Harmen Overdijk, Caidao Wealth
Next year the Fed will worry about wage inflation in the US, while the ECB needs to worry about deflation, therefore central bank policy will play an ever bigger role in financial markets. This will lead to very different dynamics than we have seen over the past few years. Central bank policy will stay supportive for much longer than the market now thinks. Equity markets are fundamentally well supported by economic growth and central bank policy, however expect to see much more volatility next year.
In general, Asian and European markets are more attractively valued than the US. Emerging markets are cheap but unlikely to perform well next year, so we prefer developed markets. Bond markets are overvalued, even though we think bond yields will stay low for many years, which will support bond prices. However, credit spreads are rising and we prefer high dividend stocks over high yield bonds. A key trend will be a strengthening US dollar cycle, so investors should stay away from all commodities.
We expect market volatility to rise over the next few years. This offers opportunities for fund managers with strong convictions. The outperformers of 2015 will be the dedicated stock pickers rather than relative managers. One of the better stock pickers is Mansfield Mok of New Capital China fund. His balanced approach of making bold stock picks without losing sight of the overall market risk will work well in the current climate. A strong sector fund that is well positioned to do well in 2015 is the Morgan Stanley Asian Property fund, as this is one of the most experienced teams in Asian property stocks and Reits.
Martin Hennecke, The Henley Group
One of the main challenges in this industry is not to get carried away with hating what everyone hates and liking what everyone likes. This is the way in which great investment opportunities are missed. Accordingly, when reflecting on 2014, we should note that the weakest sector has been commodities, and as far as global equity markets go, we have seen the Shanghai-Hong Kong Stock Connect disappoint so far, while a number of emerging markets also underwhelmed, such as Russia.

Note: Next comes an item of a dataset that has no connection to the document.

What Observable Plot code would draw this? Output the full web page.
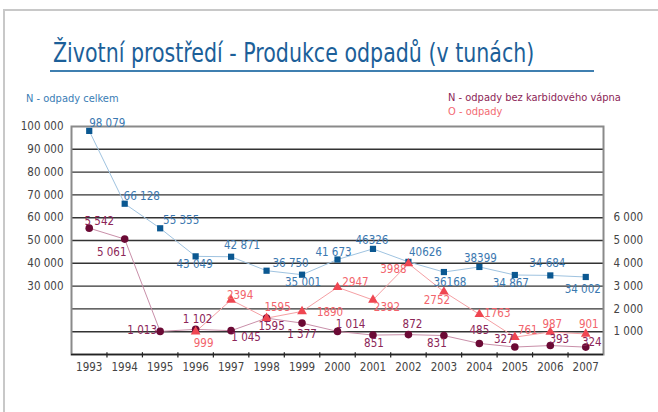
<!DOCTYPE html>
<html><head><meta charset="utf-8">
<script src="https://cdn.jsdelivr.net/npm/d3@7"></script>
<script src="https://cdn.jsdelivr.net/npm/@observablehq/plot@0.6"></script>
<style>
body{margin:0;background:#fff;width:658px;height:412px;overflow:hidden;position:relative;font-family:"DejaVu Sans Condensed","Liberation Sans Narrow",sans-serif}
#border{position:absolute;left:3px;top:9px;width:700px;height:500px;border-left:2px solid #c8c8c8;border-top:2px solid #c8c8c8}
#title{position:absolute;left:53px;top:40px;font-size:26px;line-height:1;color:#1c5f99;white-space:nowrap;transform:scaleX(0.88);transform-origin:0 0}
#rule{position:absolute;left:50px;top:70px;width:544px;height:2px;background:#3f7fb0}
.leg{position:absolute;font-size:11px;line-height:1;white-space:nowrap}
#chart{position:absolute;left:0;top:112px}
</style></head>
<body>
<div id="border"></div>
<div id="title">Životní prostředí - Produkce odpadů (v tunách)</div>
<div id="rule"></div>
<div class="leg" style="left:26px;top:93px;color:#3a7db5">N - odpady celkem</div>
<div class="leg" style="left:448px;top:92px;color:#8c2557">N - odpady bez karbidového vápna</div>
<div class="leg" style="left:448px;top:106px;color:#f36b72">O - odpady</div>
<div id="chart"></div>
<script>
const years = [1993,1994,1995,1996,1997,1998,1999,2000,2001,2002,2003,2004,2005,2006,2007];
const totalWaste = [98079,66128,55355,43049,42871,36750,35001,41673,46326,40626,36168,38399,34867,34684,34002];
const totalLabels = ["98 079","66 128","55 355","43 049","42 871","36 750","35 001","41 673","46326","40626","36168","38399","34 867","34 684","34 002"];
const noCarbideWaste = [5542,5061,1013,1102,1045,1595,1377,1014,851,872,831,485,327,393,324];
const noCarbideLabels = ["5 542","5 061","1 013","1 102","1 045","1595","1 377","1 014","851","872","831","485","327","393","324"];
const otherYears = [1996,1997,1998,1999,2000,2001,2002,2003,2004,2005,2006,2007];
const otherWaste = [999,2394,1595,1890,2947,2392,3988,2752,1763,761,987,901];
const otherLabels = ["999","2394","1595","1890","2947","2392","3988","2752","1763","761","987","901"];
const leftTicks = [30000,40000,50000,60000,70000,80000,90000,100000];
const rightTicks = [1000,2000,3000,4000,5000,6000];
const gridValues = [10000,20000,30000,40000,50000,60000,70000,80000,90000];

// label placement (pixel offsets of each value label from its marker)
const totalOffsets = [[18,-8],[17,-7],[21,-8],[-1,8],[11,-11],[24,-7],[1,8],[-4,-7],[-1,-9],[17,-10],[6,10],[1,-9],[-4,8],[-3,-12],[-3,12]];
const noCarbideOffsets = [[10,-7],[-13,13],[-18,-1],[2,-10],[15,7],[5,8],[0,11],[13,-7],[1,8],[4,-10],[-7,8],[0,-13],[-11,-8],[9,-6],[6,-5]];
const otherOffsets = [[8,12],[9,-5],[11,-11],[28,1],[18,-5],[14,7],[-15,6],[-7,9],[18,-1],[13,-7],[2,-8],[3,-10]];

const ratio = 10; // right axis = left axis / 10
const fmt = d => d3.format(",")(d).replace(/,/g, " ");

const W = 658, H = 270, ML = 71, MR = 55, MT = 14, MB = 28;
const bw = (W - ML - MR) / years.length;

const total = years.map((y, i) => ({year: y, v: totalWaste[i], label: totalLabels[i], dx: totalOffsets[i][0], dy: totalOffsets[i][1]}));
const noCarb = years.map((y, i) => ({year: y, v: noCarbideWaste[i] * ratio, label: noCarbideLabels[i], dx: noCarbideOffsets[i][0], dy: noCarbideOffsets[i][1]}));
const other = otherYears.map((y, i) => ({year: y, v: otherWaste[i] * ratio, label: otherLabels[i], dx: otherOffsets[i][0], dy: otherOffsets[i][1]}));

function labels(data, fill) {
  return data.map(d => Plot.text([d], {x: "year", y: "v", text: "label", dx: d.dx, dy: d.dy, fill, fontSize: 11.5, textAnchor: "middle", lineAnchor: "middle"}));
}

const chart = Plot.plot({
  width: W, height: H, marginLeft: ML, marginRight: MR, marginTop: MT, marginBottom: MB,
  x: {type: "band", domain: years, padding: 0, round: false, axis: null, label: null},
  y: {domain: [0, 100000], axis: null, label: null},
  style: {fontFamily: "'DejaVu Sans Condensed','Liberation Sans Narrow',sans-serif", fontSize: "11.5px", color: "#444", background: "transparent"},
  marks: [
    Plot.ruleY(gridValues, {stroke: "#333", strokeWidth: 1.4}),
    Plot.frame({stroke: "#8a8a8a", strokeWidth: 2}),
    Plot.ruleY([0], {stroke: "#222", strokeWidth: 1.5}),
    Plot.ruleX(years.slice(1), {x: d => d, dx: -bw / 2, y1: -1500, y2: 800, stroke: "#222", strokeWidth: 1.2}),
    Plot.axisX(years, {tickSize: 0, tickPadding: 8, tickFormat: d => String(d), label: null, fill: "#444", fontSize: 11.5}),
    Plot.axisY(leftTicks, {anchor: "left", tickSize: 0, tickPadding: 8, tickFormat: fmt, label: null, fill: "#444", fontSize: 11.5}),
    Plot.axisY(rightTicks.map(v => v * ratio), {anchor: "right", tickSize: 0, tickPadding: 10, tickFormat: d => fmt(d / ratio), label: null, fill: "#444", fontSize: 11.5}),
    Plot.line(total, {x: "year", y: "v", stroke: "#9fc3e0", strokeWidth: 1}),
    Plot.line(noCarb, {x: "year", y: "v", stroke: "#c98fa9", strokeWidth: 1}),
    Plot.line(other, {x: "year", y: "v", stroke: "#f5a0a4", strokeWidth: 1}),
    Plot.dot(total, {x: "year", y: "v", symbol: "square", r: 3.5, fill: "#0b5891"}),
    Plot.dot(noCarb, {x: "year", y: "v", r: 3.8, fill: "#6b0a35"}),
    Plot.dot(other, {x: "year", y: "v", symbol: "triangle", r: 3.6, fill: "#ef4651"}),
    ...labels(total, "#3b78b0"),
    ...labels(noCarb, "#8c2557"),
    ...labels(other, "#f2646c")
  ]
});
document.getElementById("chart").appendChild(chart);
</script>
</body></html>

These same areas may present attractive buying opportunities however, based on low prices and/or compelling valuations. For example, the price of silver is down approximately 70% from its 2011 high and may rebound as China expands its silver-intensive solar energy use to meet its goals under a historic climate agreement with the US. As for equities, Chinese companies listed in Hong Kong trade at only 1.2 times net assets and a 40% discount on average compared with the global equity index while providing RMB income. Value Partners is one of the managers we use to gain exposure to this market.
Clement Joly, AA Advisors
Next year we will look more systematically at how active managers differentiate themselves. We remain positive on equities for 2015 in a context of low interest rates in the developed world, accommodative monetary policies, and global growth overall. As active managers, we will adapt portfolios and manager recommendations over the year depending on market circumstances but in all regions, we will start 2015 with no specific bias in terms of style for equities. There are no signs of deterioration in terms of alpha opportunities, so we have confidence in active investment strategies. Our clients in Asia, but also in Europe are looking for income and diversified strategies. We have also identified sustainable investing as a key area of growth in the coming years.
When it comes to specific funds we favour strong fixed income alternative Ucits funds such as BlueBay IG Absolute Return Bond or the total return strategy managed by Insight which should help clients to navigate the Fed tapering. Regarding investors’ appetite for income and diversified strategies we like the team at JPM which offers a solid core solution with different vehicles for different markets.